◆ **WHAT THIS TASK INVOLVES**
Starting with the first line of the data below, copy each line up to and including the one containing "3.3, 4.2, 6.5, 10.4, 16.3, 22.8, 35.0, 50.0, 64.0, 83.6, 100.0]". Pictures stay out.

◆ **PROVIDED MATERIAL**
-.-.-
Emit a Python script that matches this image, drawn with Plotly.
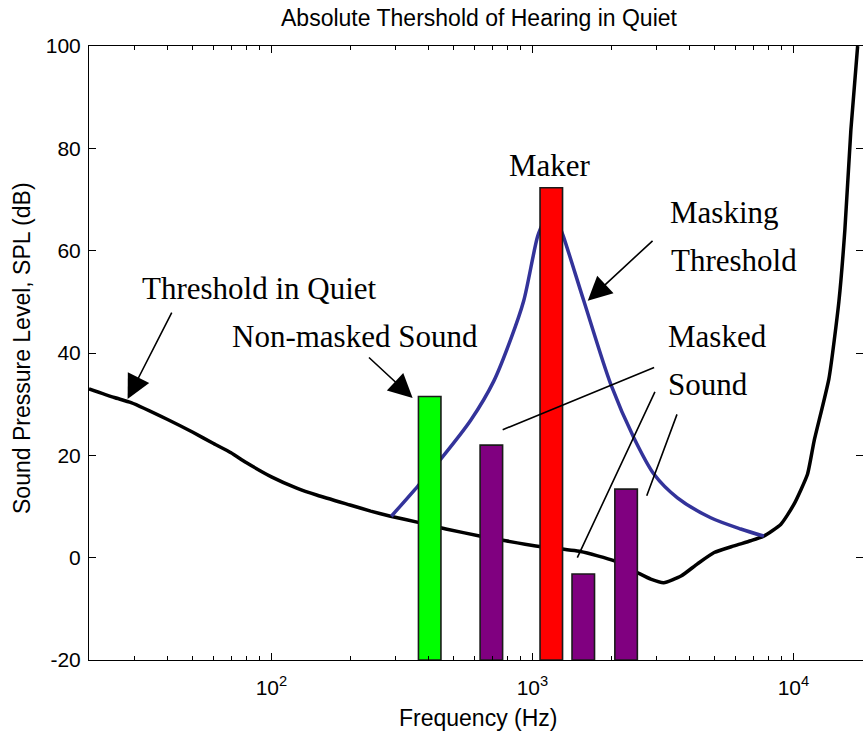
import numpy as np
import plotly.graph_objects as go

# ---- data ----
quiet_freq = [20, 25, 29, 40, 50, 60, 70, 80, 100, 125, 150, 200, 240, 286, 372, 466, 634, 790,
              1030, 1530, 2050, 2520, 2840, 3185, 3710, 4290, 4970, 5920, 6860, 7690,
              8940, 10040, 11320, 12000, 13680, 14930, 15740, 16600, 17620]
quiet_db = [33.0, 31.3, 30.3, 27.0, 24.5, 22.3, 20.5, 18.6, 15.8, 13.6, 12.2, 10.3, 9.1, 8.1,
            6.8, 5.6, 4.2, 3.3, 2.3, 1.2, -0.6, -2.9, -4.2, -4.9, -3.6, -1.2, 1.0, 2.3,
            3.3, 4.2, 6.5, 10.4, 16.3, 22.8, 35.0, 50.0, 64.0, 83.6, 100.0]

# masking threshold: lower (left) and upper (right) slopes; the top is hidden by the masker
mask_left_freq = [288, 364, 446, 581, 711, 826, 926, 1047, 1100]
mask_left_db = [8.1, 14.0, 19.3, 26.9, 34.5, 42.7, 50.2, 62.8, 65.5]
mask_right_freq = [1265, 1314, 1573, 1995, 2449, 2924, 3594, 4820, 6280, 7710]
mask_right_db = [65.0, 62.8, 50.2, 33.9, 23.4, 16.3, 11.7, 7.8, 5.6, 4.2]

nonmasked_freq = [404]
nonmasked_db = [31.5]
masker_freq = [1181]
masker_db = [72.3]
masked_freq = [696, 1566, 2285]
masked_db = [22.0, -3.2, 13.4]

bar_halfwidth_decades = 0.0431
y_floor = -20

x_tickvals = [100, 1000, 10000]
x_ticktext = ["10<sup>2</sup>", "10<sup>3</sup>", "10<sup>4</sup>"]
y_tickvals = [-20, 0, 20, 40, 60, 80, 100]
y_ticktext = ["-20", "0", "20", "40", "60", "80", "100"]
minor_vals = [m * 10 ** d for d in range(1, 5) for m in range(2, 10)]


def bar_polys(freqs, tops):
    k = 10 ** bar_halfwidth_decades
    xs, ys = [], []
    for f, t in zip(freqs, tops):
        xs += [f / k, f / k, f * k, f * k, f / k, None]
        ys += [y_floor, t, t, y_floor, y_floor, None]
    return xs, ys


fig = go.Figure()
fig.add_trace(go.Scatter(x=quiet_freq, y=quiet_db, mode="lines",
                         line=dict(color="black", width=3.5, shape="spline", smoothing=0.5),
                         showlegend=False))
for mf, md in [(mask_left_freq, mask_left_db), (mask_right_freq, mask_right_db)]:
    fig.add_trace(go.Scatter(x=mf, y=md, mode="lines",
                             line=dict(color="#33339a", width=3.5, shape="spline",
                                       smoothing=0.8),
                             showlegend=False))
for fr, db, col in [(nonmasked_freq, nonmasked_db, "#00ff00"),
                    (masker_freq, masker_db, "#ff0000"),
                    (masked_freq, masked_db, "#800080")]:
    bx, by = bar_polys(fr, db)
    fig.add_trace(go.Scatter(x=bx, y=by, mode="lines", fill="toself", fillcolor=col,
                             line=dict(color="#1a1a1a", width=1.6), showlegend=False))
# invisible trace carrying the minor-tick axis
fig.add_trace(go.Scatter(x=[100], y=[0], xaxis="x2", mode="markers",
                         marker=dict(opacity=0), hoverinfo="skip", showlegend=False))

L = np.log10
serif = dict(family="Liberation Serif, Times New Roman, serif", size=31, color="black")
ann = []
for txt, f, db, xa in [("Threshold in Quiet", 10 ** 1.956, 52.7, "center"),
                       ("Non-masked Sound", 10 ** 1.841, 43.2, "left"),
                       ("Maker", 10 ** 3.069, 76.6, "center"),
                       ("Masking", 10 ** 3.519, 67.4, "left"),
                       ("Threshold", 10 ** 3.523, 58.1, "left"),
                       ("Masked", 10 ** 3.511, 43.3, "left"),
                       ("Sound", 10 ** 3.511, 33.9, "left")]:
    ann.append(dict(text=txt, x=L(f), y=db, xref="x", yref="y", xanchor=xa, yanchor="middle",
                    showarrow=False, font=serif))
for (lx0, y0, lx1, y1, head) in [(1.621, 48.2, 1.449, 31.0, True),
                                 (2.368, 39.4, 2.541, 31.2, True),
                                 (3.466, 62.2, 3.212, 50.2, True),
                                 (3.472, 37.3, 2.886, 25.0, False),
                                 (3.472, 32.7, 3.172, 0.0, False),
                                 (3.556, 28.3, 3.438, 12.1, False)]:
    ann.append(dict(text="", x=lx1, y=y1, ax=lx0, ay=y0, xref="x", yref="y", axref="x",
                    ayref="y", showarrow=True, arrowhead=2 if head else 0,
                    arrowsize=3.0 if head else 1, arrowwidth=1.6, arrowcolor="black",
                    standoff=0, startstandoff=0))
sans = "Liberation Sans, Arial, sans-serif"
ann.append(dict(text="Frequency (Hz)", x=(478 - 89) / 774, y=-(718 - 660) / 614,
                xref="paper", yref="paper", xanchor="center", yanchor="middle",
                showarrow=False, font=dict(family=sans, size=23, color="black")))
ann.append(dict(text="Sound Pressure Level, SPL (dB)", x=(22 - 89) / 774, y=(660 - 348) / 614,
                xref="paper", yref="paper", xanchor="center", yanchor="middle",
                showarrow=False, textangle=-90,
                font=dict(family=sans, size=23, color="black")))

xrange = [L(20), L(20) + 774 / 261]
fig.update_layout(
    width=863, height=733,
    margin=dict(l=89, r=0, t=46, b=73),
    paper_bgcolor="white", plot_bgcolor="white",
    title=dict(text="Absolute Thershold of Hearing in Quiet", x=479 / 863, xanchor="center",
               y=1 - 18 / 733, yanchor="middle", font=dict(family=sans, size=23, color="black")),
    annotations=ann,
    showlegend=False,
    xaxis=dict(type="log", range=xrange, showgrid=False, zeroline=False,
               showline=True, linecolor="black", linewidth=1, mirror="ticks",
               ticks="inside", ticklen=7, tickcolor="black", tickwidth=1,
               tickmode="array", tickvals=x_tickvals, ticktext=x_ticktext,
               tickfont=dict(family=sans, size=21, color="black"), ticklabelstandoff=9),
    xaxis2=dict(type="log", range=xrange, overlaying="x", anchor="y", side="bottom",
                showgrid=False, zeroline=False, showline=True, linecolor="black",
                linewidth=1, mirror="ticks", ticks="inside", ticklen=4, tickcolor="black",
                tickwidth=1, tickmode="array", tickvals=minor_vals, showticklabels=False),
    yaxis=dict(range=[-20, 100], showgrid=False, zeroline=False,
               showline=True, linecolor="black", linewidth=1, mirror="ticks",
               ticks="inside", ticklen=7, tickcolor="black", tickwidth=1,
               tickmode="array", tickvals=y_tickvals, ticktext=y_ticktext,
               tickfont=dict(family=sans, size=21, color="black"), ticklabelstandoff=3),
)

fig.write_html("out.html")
-.-.-
◆ **CORRECT RESULT**
Emit a Python script that matches this image, drawn with Plotly.
import numpy as np
import plotly.graph_objects as go

# ---- data ----
quiet_freq = [20, 25, 29, 40, 50, 60, 70, 80, 100, 125, 150, 200, 240, 286, 372, 466, 634, 790,
              1030, 1530, 2050, 2520, 2840, 3185, 3710, 4290, 4970, 5920, 6860, 7690,
              8940, 10040, 11320, 12000, 13680, 14930, 15740, 16600, 17620]
quiet_db = [33.0, 31.3, 30.3, 27.0, 24.5, 22.3, 20.5, 18.6, 15.8, 13.6, 12.2, 10.3, 9.1, 8.1,
            6.8, 5.6, 4.2, 3.3, 2.3, 1.2, -0.6, -2.9, -4.2, -4.9, -3.6, -1.2, 1.0, 2.3,
            3.3, 4.2, 6.5, 10.4, 16.3, 22.8, 35.0, 50.0, 64.0, 83.6, 100.0]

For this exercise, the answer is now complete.